(Collected data entries)
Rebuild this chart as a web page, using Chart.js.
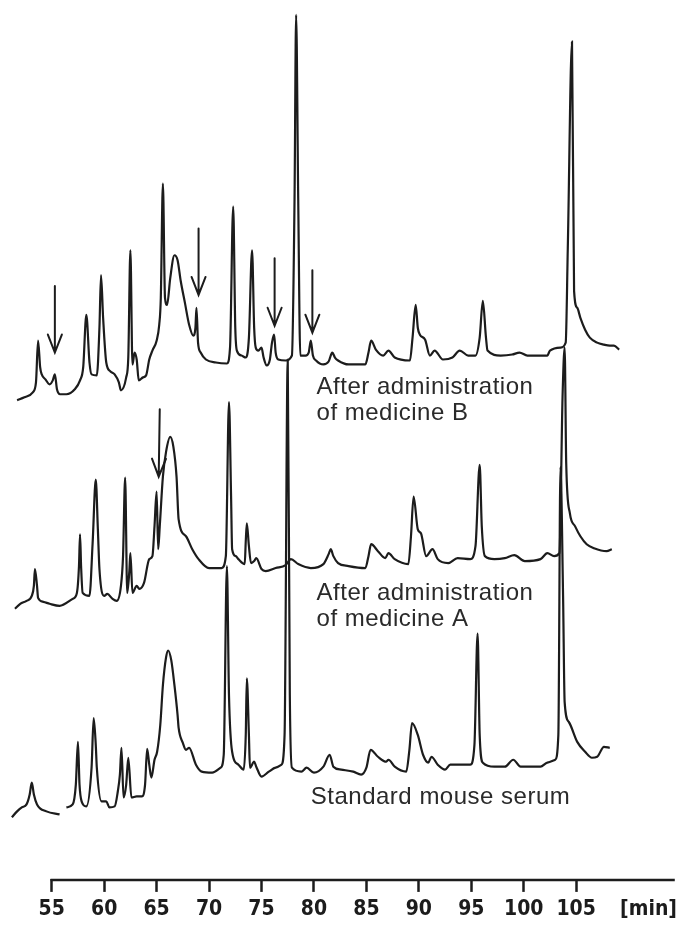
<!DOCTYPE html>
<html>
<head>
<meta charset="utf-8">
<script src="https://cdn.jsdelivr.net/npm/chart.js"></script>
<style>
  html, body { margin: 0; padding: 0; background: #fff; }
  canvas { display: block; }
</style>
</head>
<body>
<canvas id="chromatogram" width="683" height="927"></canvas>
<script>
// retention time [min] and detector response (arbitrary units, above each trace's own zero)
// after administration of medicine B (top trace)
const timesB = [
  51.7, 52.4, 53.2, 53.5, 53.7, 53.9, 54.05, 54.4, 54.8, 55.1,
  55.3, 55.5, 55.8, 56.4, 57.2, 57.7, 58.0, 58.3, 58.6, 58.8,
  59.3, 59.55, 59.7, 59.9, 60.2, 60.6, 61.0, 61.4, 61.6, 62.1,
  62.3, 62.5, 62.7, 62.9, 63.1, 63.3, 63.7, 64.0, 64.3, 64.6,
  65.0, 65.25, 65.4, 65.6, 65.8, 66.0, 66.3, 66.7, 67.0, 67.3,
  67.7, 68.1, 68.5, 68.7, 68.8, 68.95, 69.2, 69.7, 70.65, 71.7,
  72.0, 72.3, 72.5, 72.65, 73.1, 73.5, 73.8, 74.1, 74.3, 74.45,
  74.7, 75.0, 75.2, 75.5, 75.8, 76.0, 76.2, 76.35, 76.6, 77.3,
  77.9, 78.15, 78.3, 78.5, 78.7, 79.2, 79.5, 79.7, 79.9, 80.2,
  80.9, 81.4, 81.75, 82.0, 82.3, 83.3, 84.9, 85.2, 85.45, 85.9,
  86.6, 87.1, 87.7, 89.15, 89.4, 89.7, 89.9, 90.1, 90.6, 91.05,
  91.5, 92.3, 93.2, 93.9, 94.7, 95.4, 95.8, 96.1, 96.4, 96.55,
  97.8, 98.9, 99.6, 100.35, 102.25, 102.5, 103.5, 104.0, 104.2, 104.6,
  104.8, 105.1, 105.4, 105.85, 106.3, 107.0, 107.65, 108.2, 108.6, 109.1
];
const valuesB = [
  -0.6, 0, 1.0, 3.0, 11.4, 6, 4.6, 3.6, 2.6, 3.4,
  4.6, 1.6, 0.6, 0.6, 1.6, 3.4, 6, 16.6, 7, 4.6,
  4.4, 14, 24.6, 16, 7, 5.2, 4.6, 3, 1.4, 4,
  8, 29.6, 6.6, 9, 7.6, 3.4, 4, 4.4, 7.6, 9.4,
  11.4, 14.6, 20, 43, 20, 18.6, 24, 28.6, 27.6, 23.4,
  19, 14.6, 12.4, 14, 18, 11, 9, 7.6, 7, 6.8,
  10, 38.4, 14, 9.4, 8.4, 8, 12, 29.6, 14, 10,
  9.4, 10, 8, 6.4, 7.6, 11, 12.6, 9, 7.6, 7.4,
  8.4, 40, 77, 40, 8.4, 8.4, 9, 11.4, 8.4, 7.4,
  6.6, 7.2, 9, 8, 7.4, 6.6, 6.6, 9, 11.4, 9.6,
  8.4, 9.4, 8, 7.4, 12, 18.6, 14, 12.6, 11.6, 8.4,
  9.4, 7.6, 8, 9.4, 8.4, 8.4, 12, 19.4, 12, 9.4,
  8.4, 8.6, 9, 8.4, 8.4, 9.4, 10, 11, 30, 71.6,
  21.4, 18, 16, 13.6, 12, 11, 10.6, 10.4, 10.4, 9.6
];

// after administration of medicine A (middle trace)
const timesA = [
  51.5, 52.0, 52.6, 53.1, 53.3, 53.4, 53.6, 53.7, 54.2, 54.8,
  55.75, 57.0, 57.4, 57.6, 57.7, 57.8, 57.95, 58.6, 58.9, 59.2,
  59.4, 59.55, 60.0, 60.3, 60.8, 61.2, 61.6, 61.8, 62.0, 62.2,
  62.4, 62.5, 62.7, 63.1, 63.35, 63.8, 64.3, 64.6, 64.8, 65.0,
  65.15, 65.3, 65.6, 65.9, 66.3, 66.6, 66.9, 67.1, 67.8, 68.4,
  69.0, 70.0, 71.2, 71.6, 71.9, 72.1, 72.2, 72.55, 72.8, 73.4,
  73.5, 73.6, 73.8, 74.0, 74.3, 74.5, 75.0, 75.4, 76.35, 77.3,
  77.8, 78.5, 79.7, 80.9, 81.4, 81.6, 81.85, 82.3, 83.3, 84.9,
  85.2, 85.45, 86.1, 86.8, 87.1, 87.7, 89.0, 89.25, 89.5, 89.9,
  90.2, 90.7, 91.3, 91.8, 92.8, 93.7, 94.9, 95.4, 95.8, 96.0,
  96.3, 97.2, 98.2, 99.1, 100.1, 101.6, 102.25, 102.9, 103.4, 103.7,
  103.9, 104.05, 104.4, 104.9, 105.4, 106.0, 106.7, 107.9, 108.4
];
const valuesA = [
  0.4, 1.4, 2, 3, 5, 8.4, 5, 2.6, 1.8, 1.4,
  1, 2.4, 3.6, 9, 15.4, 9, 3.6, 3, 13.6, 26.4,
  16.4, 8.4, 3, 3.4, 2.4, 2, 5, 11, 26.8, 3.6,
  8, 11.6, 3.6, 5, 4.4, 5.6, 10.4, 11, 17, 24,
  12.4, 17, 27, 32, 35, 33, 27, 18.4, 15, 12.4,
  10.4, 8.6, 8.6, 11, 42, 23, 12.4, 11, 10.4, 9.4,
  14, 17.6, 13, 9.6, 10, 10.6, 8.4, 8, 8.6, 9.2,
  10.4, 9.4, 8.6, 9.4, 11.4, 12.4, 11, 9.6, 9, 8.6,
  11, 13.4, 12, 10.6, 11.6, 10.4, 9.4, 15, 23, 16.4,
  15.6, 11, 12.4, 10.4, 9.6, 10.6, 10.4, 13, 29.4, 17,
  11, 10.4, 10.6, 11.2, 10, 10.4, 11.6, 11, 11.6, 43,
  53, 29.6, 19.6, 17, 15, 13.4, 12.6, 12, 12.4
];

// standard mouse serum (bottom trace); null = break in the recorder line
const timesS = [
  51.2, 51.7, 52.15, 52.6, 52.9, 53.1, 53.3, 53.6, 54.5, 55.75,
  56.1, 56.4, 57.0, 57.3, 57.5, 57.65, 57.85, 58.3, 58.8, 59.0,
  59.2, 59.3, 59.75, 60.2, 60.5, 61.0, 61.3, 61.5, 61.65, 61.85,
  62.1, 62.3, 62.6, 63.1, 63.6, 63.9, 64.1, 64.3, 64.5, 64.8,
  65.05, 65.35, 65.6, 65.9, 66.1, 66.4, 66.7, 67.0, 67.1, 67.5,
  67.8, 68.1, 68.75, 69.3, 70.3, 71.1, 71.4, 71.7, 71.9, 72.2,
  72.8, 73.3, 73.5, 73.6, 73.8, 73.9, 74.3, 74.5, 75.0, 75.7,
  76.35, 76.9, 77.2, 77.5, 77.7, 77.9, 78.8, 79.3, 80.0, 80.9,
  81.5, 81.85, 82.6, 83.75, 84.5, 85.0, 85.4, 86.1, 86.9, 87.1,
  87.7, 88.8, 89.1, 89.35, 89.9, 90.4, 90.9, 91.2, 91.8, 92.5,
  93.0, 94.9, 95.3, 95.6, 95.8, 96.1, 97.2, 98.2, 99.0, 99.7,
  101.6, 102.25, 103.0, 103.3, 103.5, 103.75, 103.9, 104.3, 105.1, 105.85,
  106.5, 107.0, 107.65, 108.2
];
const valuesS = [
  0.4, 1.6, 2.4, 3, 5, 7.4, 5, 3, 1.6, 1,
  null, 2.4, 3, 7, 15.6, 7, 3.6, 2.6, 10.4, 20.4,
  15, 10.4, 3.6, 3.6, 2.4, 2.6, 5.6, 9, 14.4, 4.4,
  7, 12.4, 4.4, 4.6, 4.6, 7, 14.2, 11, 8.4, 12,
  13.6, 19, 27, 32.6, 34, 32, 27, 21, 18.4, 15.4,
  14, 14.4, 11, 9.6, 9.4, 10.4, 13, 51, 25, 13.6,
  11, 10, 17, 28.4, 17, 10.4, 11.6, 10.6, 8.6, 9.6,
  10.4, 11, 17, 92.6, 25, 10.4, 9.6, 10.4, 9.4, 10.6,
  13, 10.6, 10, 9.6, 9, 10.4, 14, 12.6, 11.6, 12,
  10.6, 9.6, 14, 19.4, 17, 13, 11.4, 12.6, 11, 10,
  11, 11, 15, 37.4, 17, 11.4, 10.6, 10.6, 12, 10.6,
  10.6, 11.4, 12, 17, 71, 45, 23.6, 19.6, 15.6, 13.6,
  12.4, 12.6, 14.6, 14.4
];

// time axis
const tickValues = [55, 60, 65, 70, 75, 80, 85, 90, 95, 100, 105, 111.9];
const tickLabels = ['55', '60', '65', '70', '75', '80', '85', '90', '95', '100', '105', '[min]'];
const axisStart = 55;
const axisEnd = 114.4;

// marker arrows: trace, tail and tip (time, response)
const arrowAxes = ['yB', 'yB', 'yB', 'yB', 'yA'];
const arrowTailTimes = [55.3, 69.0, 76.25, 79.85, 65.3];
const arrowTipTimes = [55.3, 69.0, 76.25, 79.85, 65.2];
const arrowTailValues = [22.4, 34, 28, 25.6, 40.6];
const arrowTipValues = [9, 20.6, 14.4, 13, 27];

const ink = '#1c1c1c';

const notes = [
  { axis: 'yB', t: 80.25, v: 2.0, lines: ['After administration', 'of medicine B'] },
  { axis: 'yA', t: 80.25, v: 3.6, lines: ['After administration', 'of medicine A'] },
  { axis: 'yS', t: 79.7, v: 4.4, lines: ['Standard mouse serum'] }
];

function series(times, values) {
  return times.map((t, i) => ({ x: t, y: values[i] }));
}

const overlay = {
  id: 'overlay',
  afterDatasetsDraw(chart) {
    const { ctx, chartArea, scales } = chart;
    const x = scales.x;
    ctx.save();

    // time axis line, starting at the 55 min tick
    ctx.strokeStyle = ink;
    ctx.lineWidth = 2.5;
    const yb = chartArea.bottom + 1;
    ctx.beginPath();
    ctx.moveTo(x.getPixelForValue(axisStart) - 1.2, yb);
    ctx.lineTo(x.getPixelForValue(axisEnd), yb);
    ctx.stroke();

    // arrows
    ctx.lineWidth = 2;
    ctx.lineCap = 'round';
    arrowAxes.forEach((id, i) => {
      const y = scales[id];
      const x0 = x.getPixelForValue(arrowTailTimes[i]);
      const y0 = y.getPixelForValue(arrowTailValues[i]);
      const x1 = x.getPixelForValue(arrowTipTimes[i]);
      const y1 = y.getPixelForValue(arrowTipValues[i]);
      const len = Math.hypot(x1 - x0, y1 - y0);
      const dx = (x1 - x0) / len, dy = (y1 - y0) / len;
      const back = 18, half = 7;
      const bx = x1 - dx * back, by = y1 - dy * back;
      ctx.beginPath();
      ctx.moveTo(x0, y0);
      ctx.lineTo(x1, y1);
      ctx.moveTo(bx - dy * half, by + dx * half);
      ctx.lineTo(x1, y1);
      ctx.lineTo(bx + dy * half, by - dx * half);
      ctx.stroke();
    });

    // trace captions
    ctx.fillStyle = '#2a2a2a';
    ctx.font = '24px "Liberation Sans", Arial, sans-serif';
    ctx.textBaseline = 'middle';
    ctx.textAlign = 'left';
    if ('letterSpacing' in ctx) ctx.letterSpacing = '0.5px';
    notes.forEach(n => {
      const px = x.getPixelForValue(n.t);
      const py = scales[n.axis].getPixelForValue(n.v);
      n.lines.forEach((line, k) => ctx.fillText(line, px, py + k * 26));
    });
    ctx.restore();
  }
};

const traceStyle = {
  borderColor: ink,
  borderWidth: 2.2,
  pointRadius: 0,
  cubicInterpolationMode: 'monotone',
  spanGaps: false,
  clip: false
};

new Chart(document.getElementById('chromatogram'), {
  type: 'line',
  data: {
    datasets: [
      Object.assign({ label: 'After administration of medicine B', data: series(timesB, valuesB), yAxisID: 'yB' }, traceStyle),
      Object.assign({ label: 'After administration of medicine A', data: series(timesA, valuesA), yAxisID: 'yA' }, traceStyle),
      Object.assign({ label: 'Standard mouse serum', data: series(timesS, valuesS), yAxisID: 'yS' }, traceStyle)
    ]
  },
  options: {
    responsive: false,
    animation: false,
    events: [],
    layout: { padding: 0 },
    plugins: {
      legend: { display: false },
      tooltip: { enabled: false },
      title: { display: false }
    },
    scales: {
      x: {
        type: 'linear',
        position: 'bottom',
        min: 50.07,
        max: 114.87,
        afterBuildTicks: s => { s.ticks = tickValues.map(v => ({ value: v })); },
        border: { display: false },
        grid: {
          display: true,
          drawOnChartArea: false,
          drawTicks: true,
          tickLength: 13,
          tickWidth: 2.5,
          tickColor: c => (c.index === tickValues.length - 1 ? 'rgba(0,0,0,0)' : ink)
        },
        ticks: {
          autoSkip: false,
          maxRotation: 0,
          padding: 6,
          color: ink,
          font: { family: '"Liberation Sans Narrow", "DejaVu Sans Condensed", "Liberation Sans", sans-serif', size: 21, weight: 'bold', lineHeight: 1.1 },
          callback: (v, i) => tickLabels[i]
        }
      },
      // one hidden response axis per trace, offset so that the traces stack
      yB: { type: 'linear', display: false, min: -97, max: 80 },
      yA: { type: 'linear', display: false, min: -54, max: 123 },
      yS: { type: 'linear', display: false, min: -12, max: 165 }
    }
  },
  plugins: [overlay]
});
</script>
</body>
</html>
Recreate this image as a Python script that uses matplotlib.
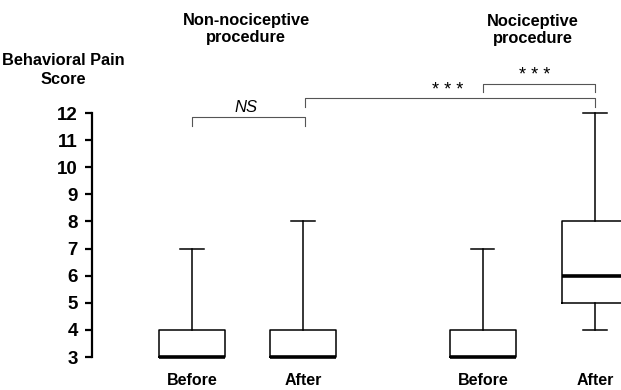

● **PROBLEM REQUIREMENTS**:
Pull out all lines of the data with the string "that".

● **SOLUTION**:
      // one hidden response axis per trace, offset so that the traces stack
Recreate this image as a Python script that uses matplotlib.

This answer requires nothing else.